**Stored data**
- - - - - - -

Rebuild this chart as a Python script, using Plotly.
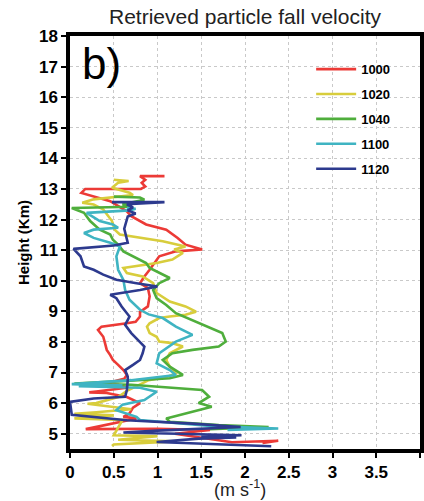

- - - - - - -

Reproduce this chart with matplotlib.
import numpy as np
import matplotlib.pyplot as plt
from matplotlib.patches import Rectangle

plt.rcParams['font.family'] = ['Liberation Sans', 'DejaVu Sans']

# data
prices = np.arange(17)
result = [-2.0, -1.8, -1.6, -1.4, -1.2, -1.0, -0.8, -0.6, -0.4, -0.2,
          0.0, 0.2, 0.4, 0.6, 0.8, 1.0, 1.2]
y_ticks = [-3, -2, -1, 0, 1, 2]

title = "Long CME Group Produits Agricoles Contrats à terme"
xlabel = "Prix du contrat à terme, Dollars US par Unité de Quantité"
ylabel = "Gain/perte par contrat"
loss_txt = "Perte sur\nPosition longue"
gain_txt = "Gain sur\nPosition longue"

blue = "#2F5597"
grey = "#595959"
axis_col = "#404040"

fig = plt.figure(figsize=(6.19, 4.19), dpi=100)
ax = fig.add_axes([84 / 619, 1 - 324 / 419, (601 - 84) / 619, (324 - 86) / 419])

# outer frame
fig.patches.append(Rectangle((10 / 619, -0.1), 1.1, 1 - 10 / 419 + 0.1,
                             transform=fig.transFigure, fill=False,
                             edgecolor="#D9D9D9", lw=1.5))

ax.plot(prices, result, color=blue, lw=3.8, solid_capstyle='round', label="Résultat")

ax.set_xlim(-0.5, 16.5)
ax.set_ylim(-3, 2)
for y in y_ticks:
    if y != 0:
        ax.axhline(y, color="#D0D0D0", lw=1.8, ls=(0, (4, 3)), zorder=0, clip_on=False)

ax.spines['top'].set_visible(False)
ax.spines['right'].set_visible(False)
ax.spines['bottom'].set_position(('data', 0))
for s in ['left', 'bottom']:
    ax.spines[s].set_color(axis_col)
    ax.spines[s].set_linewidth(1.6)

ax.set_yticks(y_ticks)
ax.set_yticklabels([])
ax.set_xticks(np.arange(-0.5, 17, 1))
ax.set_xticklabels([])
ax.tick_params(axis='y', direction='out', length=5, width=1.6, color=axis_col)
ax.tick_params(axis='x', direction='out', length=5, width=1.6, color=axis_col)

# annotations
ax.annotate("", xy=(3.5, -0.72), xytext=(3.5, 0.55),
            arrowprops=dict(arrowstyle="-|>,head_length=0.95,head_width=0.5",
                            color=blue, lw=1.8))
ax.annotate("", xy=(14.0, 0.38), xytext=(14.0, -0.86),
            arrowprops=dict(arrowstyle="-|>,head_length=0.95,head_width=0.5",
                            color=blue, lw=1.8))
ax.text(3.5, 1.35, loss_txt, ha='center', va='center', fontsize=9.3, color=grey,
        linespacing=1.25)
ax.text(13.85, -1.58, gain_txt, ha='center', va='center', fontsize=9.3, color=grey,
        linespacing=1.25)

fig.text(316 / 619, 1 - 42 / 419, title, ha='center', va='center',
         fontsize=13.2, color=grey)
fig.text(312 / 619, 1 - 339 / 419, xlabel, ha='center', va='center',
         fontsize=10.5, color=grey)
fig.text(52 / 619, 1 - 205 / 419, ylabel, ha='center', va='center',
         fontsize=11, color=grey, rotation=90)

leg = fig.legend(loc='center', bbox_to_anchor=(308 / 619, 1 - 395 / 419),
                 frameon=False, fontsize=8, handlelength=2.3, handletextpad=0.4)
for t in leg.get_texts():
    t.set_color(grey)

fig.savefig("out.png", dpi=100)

- - - - - - -

Of the lines above, retype only those from the line containing "Reproduce this chart with matplotlib." through the line containing "3)), zorder=0, clip_on=False)", including both, exactly.

Reproduce this chart with matplotlib.
import numpy as np
import matplotlib.pyplot as plt
from matplotlib.patches import Rectangle

plt.rcParams['font.family'] = ['Liberation Sans', 'DejaVu Sans']

# data
prices = np.arange(17)
result = [-2.0, -1.8, -1.6, -1.4, -1.2, -1.0, -0.8, -0.6, -0.4, -0.2,
          0.0, 0.2, 0.4, 0.6, 0.8, 1.0, 1.2]
y_ticks = [-3, -2, -1, 0, 1, 2]

title = "Long CME Group Produits Agricoles Contrats à terme"
xlabel = "Prix du contrat à terme, Dollars US par Unité de Quantité"
ylabel = "Gain/perte par contrat"
loss_txt = "Perte sur\nPosition longue"
gain_txt = "Gain sur\nPosition longue"

blue = "#2F5597"
grey = "#595959"
axis_col = "#404040"

fig = plt.figure(figsize=(6.19, 4.19), dpi=100)
ax = fig.add_axes([84 / 619, 1 - 324 / 419, (601 - 84) / 619, (324 - 86) / 419])

# outer frame
fig.patches.append(Rectangle((10 / 619, -0.1), 1.1, 1 - 10 / 419 + 0.1,
                             transform=fig.transFigure, fill=False,
                             edgecolor="#D9D9D9", lw=1.5))

ax.plot(prices, result, color=blue, lw=3.8, solid_capstyle='round', label="Résultat")

ax.set_xlim(-0.5, 16.5)
ax.set_ylim(-3, 2)
for y in y_ticks:
    if y != 0:
        ax.axhline(y, color="#D0D0D0", lw=1.8, ls=(0, (4, 3)), zorder=0, clip_on=False)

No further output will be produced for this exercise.